Box Break minor victory

In the 2008 Playoff Prime Cuts box break over at Sports Cards Uncensored, run by the ingenious madman Gellman, White Sox Cards won big, and I mean BIG, with a Shoeless Joe Jackson & Jim Thorpe dual relic. WOW! I'm jealous! Y'know, Shoeless Joe played on the Indians before he played for the White Sox, so maybe I should get the card. No? Oh, well, gosh darnit!

I had the NY Mets for both boxes, along with the Angels in one and the A's in the other, so the odds were in my favor that if I was to get anything, it would be a Mets card. C'mon, Seaver! C'mon, Carter! I'll even settle for a measly Nolan Ryan Quad Relic Auto!

No? Oh, well, ....

I did, however, manage to get a pretty nifty auto-relic out of it, though. Maybe you know more about him than I do, but it is a nice bat and lazy autograph of Ike Davis. Is it just me, or does this guy's name sound like a politicians? "Ladies and Gentlemen, I give you our next Deputy Assistant Supervisor of the Secondary County Stabilization Regimen, Ike Davis!" (crowd roaring, girls screaming, panties thrown at him)
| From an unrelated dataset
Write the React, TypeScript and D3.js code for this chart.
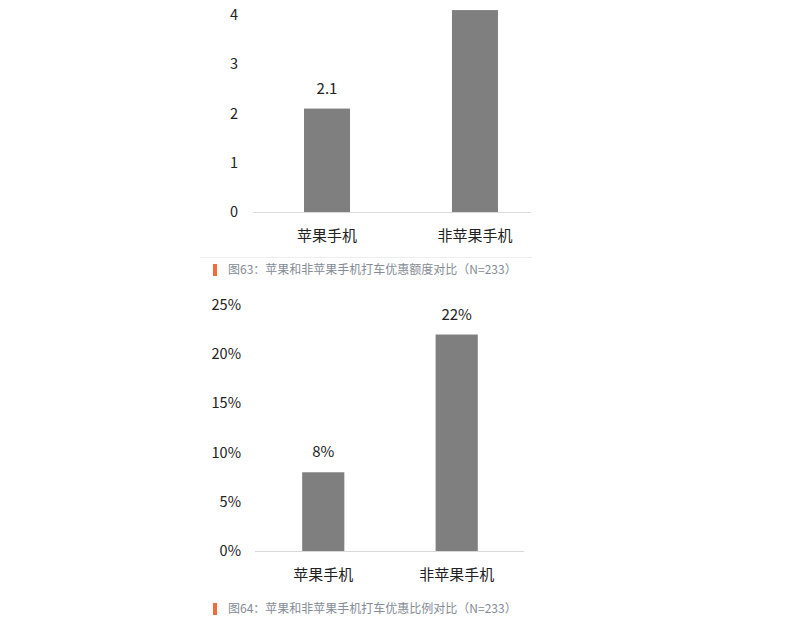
import * as d3 from "d3";

const categories = ["苹果手机", "非苹果手机"];
const amountValues = [2.1, 4.1];
const amountTicks = [0, 1, 2, 3, 4];
const ratioValues = [0.08, 0.22];
const ratioTicks = [0, 0.05, 0.1, 0.15, 0.2, 0.25];
const captions = [
  "图63：苹果和非苹果手机打车优惠额度对比（N=233）",
  "图64：苹果和非苹果手机打车优惠比例对比（N=233）",
];

const FONT = "'Noto Sans CJK SC', 'Microsoft YaHei', sans-serif";
const BAR = "#7f7f7f";

type PanelProps = {
  values: number[];
  ticks: number[];
  yMax: number;
  baseY: number;
  topY: number;
  xRange: [number, number];
  inner: number;
  outer: number;
  align: number;
  tickX: number;
  fmt: (v: number) => string;
};

function Panel(p: PanelProps) {
  const y = d3.scaleLinear().domain([0, p.yMax]).range([p.baseY, p.topY]);
  const x = d3
    .scaleBand<string>()
    .domain(categories)
    .range(p.xRange)
    .paddingInner(p.inner)
    .paddingOuter(p.outer)
    .align(p.align);

  return (
    <g fontFamily={FONT}>
      {p.ticks.map((t) => (
        <text key={t} x={p.tickX} y={y(t)} dy="0.35em" textAnchor="end" fontSize={14.5} fill="#222">
          {p.fmt(t)}
        </text>
      ))}
      {p.values.map((v, i) => {
        const c = categories[i];
        const x0 = x(c) ?? 0;
        return (
          <g key={c}>
            <rect x={x0} y={y(v)} width={x.bandwidth()} height={y(0) - y(v)} fill={BAR} />
            <text x={x0 + x.bandwidth() / 2} y={y(v) - 15} textAnchor="middle" fontSize={15} fill="#222">
              {p.fmt(v)}
            </text>
            <text x={x0 + x.bandwidth() / 2} y={p.baseY + 29} textAnchor="middle" fontSize={15} fill="#222">
              {c}
            </text>
          </g>
        );
      })}
      <line x1={p.xRange[0]} x2={p.xRange[1]} y1={p.baseY + 0.5} y2={p.baseY + 0.5} stroke="#d9d9d9" />
    </g>
  );
}

function Caption({ y, text }: { y: number; text: string }) {
  return (
    <g fontFamily={FONT}>
      <rect x={213} y={y - 6} width={4} height={12} fill="#f26b3a" />
      <text x={228} y={y} dy="0.35em" fontSize={12} fill="#858b96">
        {text}
      </text>
    </g>
  );
}

export default function App() {
  return (
    <svg
      width={798}
      height={617}
      style={{ position: "absolute", left: 0, top: 0, background: "#fff" }}
    >
      <Panel
        values={amountValues}
        ticks={amountTicks}
        yMax={4}
        baseY={212}
        topY={15}
        xRange={[253, 531]}
        inner={0.689}
        outer={0.284}
        align={0.607}
        tickX={238}
        fmt={(v) => String(v)}
      />
      <line x1={200} x2={532} y1={257.5} y2={257.5} stroke="#eeeeee" />
      <Caption y={270} text={captions[0]} />
      <Panel
        values={ratioValues}
        ticks={ratioTicks}
        yMax={0.25}
        baseY={551}
        topY={305}
        xRange={[255, 524]}
        inner={0.684}
        outer={0.35}
        align={0.505}
        tickX={241}
        fmt={d3.format(".0%")}
      />
      <Caption y={609} text={captions[1]} />
    </svg>
  );
}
Back to reality. In 215 at bats at Single-A Brooklyn, he hit a whopping .256. Not racing up the ladder with a bullet. Hopefully, he'll knock the hell out of the ball this summer, get a call up to The Show, lead the Mets to the playoffs, hit a dramatic seventh-game game-winning homer, then die in a tragic motorcycle accident, ensuring his enduring fame and raising the value of this card to astronomical levels!

I can dream, can't I?

By the way, could Donruss have placed that sticker for his auto in a worse place? It looks like someone circled his crotch!